No había tiempo, ganas, ni fuerza mental para rastrear la verdadera ruta. Decidimos montarnos sobre el planchón helado y bajar con cautela. Sabíamos que se nos congelarían desde el talón hasta los dedos, pero al menos el camino estaba despejado y se veía la espina de pescado, al final de todo.
Detrás nuestro aparecieron unos militares que habían caído al refugio esa misma mañana. Los tipos ya habían hecho cumbre y bajaban a los pedos por la nieve. Ofrecieron ayuda. No nos negamos. La asistencia incluía préstamo de piquetas más apoyo moral y psicológico. Gaby directamente usó de piqueta al jefe del grupo. Ya a estas alturas la aterrorizaba tanto dar un paso como quedarse quieta. Nuestra ciclotímica expedición ya tenía todos los ingredientes, rescate en la nieve incluido.
Con un par de fotos nos despedimos del batallón y emprendimos el tramo mas duro, no por lo difícil sino por los sentimientos de culpa y de incertidumbre que nos asaltaron. Casi y yo veníamos en silencio. Analía y Claudia, en cambio, le cantaban canciones a Gaby como una manera de hacerle llevaderas sus penurias.
Llegamos al bosque de noche. La "hoja de ruta" decía que al otro día debíamos cruzar hacia el lago Paimún, pero no era el momento de discutirlo.

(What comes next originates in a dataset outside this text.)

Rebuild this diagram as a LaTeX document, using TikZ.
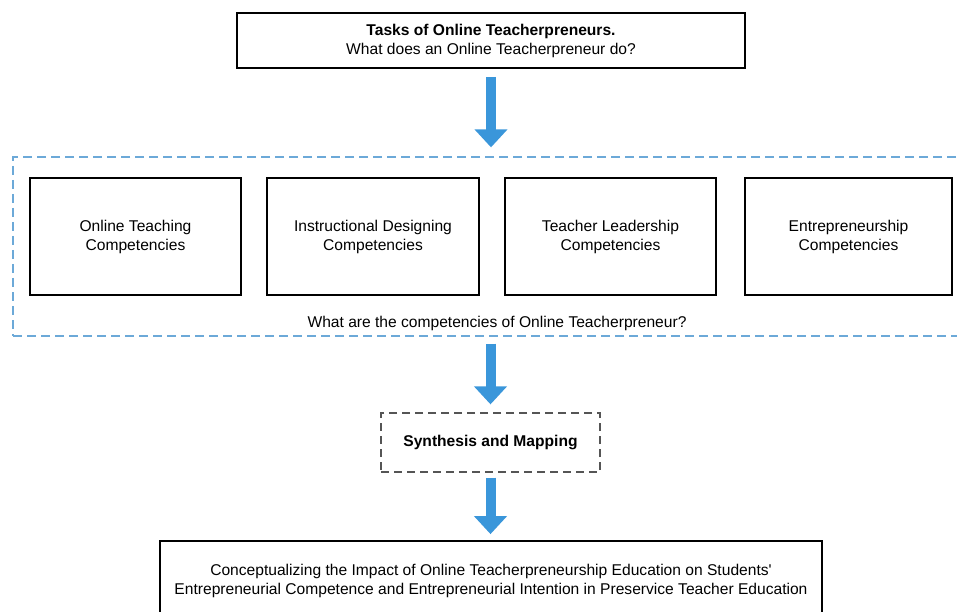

Seguramente el sueño nos iba a hacer reflexionar a todos.

El desayuno produjo un sinceramiento general y nos hizo delinear un cuadro de situación bien concreto. Había algo seguro: Gaby no iba más. En esas condiciones solo podría trasladarse hacia el Paimún en helicóptero... y sin mirar para abajo! Punto número dos: mi espalda se había vuelto a resentir feo de una lesión y necesitaba descanso. Y para finalizar, el broche de oro lo puso Analía, acusándolo Casimiro de autoritario. Coincidimos en que lo mejor para la salud del grupo era volver a San Martín de los Andes y rediseñar el viaje.
Desarmamos todo, y como vagabundos sin fe ni esperanza nos acercamos a la ruta para de algún modo tramitar la precipitada vuelta.
Tuvimos suerte. Un micro que entraba desde Chile aceptó cargarnos y nos devolvió a la ciudad, que en este caso y paradojicamente, fue sinónimo de tranquilidad. ¿Lo de Bariloche? Algo hicimos, pero aquella travesía larga quedó para algún otro viaje.